Exercise details: Among the entries, which lines carry the string "this"? Copy each of them.

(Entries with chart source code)
========================================
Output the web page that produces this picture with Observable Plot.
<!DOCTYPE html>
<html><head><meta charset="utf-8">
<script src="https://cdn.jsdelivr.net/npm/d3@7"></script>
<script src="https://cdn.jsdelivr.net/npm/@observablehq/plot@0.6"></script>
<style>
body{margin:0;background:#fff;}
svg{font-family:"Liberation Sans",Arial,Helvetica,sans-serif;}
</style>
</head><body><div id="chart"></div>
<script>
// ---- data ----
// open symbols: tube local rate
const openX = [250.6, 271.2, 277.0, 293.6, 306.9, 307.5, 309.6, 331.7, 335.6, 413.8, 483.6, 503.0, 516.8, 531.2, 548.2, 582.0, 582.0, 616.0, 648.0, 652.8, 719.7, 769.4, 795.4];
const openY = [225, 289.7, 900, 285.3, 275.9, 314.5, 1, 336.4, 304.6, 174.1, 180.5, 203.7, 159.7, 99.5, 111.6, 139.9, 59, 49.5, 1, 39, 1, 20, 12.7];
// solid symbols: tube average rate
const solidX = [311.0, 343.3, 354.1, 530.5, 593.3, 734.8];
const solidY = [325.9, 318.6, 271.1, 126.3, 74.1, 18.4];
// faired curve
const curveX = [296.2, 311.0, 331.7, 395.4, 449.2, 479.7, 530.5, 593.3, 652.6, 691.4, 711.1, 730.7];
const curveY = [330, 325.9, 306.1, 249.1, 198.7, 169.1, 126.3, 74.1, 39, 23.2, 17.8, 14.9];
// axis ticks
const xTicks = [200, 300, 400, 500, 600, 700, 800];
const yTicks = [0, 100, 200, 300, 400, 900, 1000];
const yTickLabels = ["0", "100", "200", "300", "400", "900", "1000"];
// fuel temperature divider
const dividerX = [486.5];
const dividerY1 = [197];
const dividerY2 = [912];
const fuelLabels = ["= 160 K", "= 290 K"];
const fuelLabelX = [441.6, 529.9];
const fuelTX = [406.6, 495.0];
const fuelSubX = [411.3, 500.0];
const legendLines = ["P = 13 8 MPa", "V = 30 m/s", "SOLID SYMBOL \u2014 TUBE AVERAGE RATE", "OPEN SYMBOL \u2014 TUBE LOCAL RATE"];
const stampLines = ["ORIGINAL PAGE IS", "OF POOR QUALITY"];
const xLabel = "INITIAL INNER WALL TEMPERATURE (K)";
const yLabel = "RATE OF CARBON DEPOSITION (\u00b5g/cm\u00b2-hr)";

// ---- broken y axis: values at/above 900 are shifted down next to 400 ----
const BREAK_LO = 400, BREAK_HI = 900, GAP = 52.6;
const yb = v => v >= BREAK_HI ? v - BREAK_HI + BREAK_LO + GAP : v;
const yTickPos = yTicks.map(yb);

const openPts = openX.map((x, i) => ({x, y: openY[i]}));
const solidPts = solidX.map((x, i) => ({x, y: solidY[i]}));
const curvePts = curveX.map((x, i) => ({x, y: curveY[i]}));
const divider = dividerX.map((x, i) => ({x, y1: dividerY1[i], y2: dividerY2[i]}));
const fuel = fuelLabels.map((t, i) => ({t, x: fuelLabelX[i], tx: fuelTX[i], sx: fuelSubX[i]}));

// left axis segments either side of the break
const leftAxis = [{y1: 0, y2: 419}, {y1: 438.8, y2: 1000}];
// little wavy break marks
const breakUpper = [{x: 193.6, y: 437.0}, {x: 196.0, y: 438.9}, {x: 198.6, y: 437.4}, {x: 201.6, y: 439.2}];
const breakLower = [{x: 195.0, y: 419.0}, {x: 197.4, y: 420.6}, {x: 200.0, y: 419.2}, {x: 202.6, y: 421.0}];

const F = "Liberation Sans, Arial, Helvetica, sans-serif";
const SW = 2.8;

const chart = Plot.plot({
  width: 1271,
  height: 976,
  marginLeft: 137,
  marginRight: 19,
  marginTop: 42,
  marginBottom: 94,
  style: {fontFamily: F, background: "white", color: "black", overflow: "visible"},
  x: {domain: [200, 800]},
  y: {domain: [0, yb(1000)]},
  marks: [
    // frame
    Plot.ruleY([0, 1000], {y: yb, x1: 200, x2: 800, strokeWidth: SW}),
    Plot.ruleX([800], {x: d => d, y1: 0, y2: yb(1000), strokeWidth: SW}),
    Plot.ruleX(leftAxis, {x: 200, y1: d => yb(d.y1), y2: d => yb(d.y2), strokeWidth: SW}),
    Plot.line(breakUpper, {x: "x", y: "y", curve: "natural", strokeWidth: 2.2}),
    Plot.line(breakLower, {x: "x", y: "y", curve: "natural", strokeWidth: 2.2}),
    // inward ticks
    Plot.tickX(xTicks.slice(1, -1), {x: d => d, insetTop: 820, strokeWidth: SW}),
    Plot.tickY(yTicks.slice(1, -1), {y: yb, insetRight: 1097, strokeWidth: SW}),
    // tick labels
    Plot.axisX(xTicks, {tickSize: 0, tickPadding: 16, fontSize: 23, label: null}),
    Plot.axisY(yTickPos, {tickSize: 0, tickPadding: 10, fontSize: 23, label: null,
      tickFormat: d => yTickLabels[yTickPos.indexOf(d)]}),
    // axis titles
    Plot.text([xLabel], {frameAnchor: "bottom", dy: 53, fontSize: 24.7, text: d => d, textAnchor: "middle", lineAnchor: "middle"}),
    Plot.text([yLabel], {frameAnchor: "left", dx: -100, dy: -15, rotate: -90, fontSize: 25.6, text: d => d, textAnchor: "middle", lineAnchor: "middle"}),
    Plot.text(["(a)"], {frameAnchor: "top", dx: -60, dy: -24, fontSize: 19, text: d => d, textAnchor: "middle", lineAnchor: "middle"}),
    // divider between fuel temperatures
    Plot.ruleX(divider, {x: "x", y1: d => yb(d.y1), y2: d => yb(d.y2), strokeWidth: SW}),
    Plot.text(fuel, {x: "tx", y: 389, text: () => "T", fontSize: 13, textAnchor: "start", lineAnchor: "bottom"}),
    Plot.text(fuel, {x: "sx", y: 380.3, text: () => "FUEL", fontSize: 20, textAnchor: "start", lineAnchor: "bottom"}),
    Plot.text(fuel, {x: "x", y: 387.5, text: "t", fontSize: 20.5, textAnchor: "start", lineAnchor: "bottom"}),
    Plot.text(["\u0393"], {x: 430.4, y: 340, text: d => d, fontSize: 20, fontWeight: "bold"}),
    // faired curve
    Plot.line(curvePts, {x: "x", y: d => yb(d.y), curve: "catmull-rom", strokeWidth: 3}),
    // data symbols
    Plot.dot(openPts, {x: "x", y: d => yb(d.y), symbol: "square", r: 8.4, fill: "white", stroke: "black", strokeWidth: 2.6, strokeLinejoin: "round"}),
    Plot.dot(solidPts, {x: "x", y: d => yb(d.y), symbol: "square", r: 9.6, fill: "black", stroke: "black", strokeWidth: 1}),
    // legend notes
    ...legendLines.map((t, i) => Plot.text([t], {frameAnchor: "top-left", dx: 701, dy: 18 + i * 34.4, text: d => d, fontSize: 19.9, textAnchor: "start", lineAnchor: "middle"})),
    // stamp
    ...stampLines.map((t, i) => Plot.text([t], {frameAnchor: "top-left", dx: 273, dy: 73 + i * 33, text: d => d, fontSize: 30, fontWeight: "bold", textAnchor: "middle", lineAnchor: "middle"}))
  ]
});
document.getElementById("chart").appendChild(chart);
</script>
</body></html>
========================================
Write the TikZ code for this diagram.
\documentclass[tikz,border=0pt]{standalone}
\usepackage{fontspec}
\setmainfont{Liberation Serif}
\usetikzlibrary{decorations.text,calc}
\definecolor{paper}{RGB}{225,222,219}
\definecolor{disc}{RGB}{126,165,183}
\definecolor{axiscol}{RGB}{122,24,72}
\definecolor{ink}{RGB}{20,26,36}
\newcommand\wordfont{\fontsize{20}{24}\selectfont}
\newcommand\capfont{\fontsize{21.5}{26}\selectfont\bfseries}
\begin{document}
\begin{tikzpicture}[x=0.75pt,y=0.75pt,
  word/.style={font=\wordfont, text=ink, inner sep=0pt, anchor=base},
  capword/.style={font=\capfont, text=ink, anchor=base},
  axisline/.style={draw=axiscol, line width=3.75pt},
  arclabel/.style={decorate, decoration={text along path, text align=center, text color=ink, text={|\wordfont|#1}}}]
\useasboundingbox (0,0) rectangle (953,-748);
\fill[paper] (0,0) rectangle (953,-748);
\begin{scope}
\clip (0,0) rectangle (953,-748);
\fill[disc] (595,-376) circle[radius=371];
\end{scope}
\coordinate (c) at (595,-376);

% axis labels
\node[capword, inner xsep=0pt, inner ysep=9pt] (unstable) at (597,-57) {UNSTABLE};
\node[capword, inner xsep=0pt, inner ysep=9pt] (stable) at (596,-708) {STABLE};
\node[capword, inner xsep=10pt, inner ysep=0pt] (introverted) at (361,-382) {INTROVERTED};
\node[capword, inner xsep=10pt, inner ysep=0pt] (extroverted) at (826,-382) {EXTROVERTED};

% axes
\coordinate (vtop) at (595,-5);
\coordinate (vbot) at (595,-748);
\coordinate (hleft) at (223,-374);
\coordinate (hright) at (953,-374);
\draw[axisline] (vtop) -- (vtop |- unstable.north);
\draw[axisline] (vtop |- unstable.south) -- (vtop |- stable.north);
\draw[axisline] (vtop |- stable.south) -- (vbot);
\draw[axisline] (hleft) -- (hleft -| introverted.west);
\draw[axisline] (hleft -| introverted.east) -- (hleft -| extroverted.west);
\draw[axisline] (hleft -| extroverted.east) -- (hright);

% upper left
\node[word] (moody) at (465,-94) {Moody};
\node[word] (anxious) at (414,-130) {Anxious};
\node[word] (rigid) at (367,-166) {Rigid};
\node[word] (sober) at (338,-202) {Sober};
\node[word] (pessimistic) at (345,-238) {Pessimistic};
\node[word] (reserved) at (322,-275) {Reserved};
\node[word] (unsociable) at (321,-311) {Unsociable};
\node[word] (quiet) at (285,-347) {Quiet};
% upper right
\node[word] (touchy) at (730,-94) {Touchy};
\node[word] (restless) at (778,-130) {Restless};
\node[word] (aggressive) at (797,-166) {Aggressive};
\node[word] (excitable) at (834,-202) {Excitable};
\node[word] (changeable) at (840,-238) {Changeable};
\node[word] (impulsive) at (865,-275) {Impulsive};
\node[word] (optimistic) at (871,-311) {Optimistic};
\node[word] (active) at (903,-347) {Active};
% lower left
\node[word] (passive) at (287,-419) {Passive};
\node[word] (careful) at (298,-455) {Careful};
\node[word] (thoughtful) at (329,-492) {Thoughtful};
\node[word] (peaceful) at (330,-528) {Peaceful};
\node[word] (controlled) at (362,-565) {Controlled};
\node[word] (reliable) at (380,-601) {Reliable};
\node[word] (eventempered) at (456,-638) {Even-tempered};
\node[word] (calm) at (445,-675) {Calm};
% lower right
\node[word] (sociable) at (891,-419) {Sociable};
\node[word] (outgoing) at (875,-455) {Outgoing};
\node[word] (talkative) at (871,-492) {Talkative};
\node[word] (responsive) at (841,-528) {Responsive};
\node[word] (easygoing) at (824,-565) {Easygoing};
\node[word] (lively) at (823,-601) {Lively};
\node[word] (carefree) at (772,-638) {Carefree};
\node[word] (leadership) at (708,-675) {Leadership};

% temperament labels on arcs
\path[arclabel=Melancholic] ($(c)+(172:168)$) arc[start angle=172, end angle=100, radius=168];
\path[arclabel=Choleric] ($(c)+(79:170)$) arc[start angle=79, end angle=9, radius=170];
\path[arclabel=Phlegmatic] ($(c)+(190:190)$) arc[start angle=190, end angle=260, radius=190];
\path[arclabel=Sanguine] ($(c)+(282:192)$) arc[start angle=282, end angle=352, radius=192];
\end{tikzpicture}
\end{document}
========================================
Task output:
Output the web page that produces this picture with Observable Plot.
Write the TikZ code for this diagram.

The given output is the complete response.